La Chine assiste donc, sans pouvoir l’empêcher, à la destruction systématique des institutions multilatérales – de l’Organisation mondiale du commerce à l’accord américain de libre-échange (NAFTA) et à l’accord sur le nucléaire iranien. Or, ces institutions limitaient l’exercice de la puissance américaine et offraient un cadre favorable à l’émergence de la superpuissance chinoise qui s’était transformée, sous le couvert de ces institutions, en usine du monde tout en protégeant son marché des importations. Leur disparition menace, au moins à court terme, cette stratégie chinoise et donne aux États-Unis l’occasion de renforcer leur position stratégique par une série de discussions bilatérales qu’ils abordent toutes en position de force, alors que le multilatéralisme les affaiblissait.

En d’autres termes, les analystes chinois observent le chaos créé par la remise en cause américaine des institutions internationales et y voient une mise en œuvre des réflexions de Sun Tzu sur l’avantage que le bon général peut tirer du chaos.

C’est Maître Sun qui avait en effet écrit : «Au milieu de la confusion et du tumulte, nous combattons de manière chaotique mais ne pouvons pas être définis par le désordre […]. L’apparence du chaos est une conséquence de la force.»
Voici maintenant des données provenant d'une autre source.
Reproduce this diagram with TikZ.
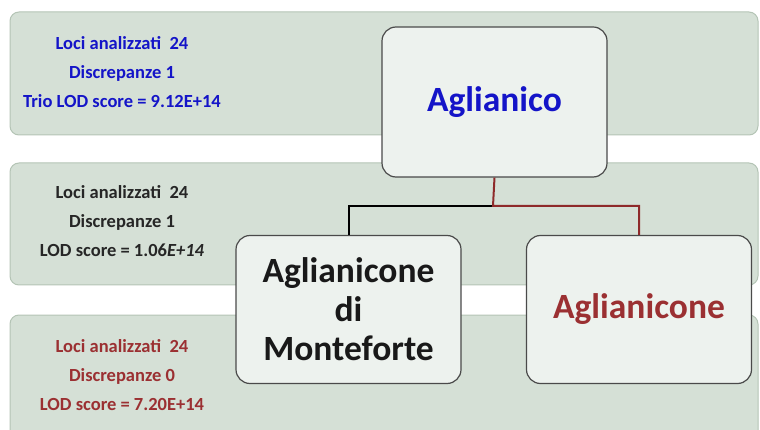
\documentclass[tikz,border=0pt]{standalone}
\usepackage{fontspec}
\setmainfont{Carlito}
\definecolor{bandfill}{HTML}{D5E0D6}
\definecolor{bandline}{HTML}{B4C4B5}
\definecolor{boxfill}{HTML}{EDF2EE}
\definecolor{boxline}{HTML}{4A4A4A}
\definecolor{textblue}{HTML}{1414C8}
\definecolor{textred}{HTML}{9B3032}
\definecolor{linkred}{HTML}{8E2A2A}
\tikzset{
  band/.style={draw=bandline, fill=bandfill, rounded corners=9pt, line width=1pt},
  bigbox/.style={draw=boxline, fill=boxfill, rounded corners=14pt, line width=1.2pt,
    minimum width=225pt, minimum height=148pt, align=center,
    font=\bfseries\fontsize{35.5}{39}\selectfont},
  info/.style={align=center, font=\bfseries\fontsize{18.5}{29}\selectfont},
  link/.style={line width=2pt}
}
\begin{document}
\begin{tikzpicture}  % ------ Aglianico, Aglianicone, Aglianicone di Monteforte ------
      [x=1pt,y=-1pt]
    \useasboundingbox (0,0) rectangle (760,430);
    \clip (0,0) rectangle (760,430);

    \coordinate (J) at (493,206);

    % les bandes
    \draw[band] (10,12) rectangle (758,135);
    \draw[band] (10,163) rectangle (758,285);
    \draw[band] (10,315) rectangle (758,450);

    \node[info, text=textblue] (T1) at (122,72)
      {Loci analizzati\ \ 24\\Discrepanze\ 1\\Trio LOD score = 9.12E+14};
    \node[info, text=black!85] (T2) at (122,221)
      {Loci analizzati\ \ 24\\Discrepanze\ 1\\LOD score = 1.06\textit{E+14}};
    \node[info, text=textred] (T3) at (122,375)
      {Loci analizzati\ \ 24\\Discrepanze\ 0\\LOD score = 7.20E+14};

    % les boites
    \node[bigbox, minimum height=150pt, text=textblue] (AG) at (494.5,102) {Aglianico};
    \node[bigbox, text=black!90] (MO) at (348.5,309.5) {Aglianicone\\di\\Monteforte};
    \node[bigbox, text=textred] (AC) at (639,309.5) {Aglianicone};

    \draw[link, black] (J) -| (MO.north);
    \draw[link, linkred] (AG.south) -- (J) -| (AC.north);
\end{tikzpicture}
\end{document}
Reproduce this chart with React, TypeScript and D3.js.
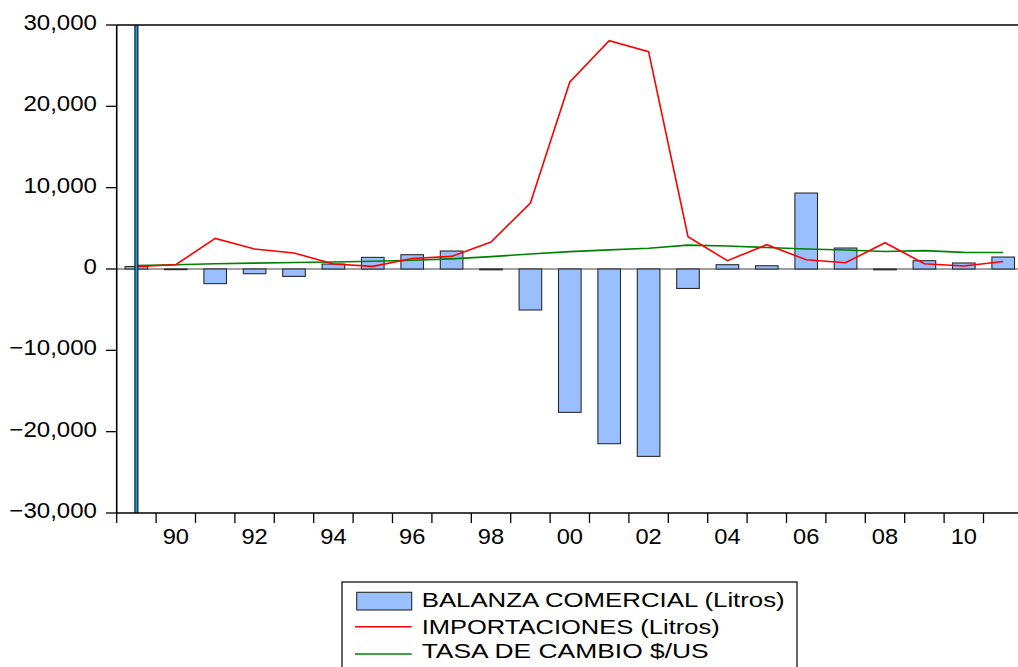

Les analystes chinois, qui ont étudié Sun Tzu, voient son influence dans les actions du Président Trump, qui l’a étudié aussi. Les analystes occidentaux, qui ne le connaissent pas, préfèrent voir dans l’action du Président le résultat de l’impulsivité, de l’agressivité et d’une incapacité à l’analyse. Face à un tel contraste, insister sur l’idée que les Occidentaux moins bien informés ont raison et que les Chinois plus au fait des références trumpiennes ont tort serait courir le risque d’un important biais culturel. Cela pourrait aussi conduire à constater que les plus bas de plafond ne sont pas toujours ceux que l’on pense.

ARMAND LAFERRÈRE

(1) Ce rapport est public et peut être consulté à l’adresse suivante : https://www.documentcloud.org/documents/3259984-TrumpIntelligence-Allegations.html.

(2) «The Chinese are wary of Donald Trump’s creative destruction», Financial Times, juillet 2018.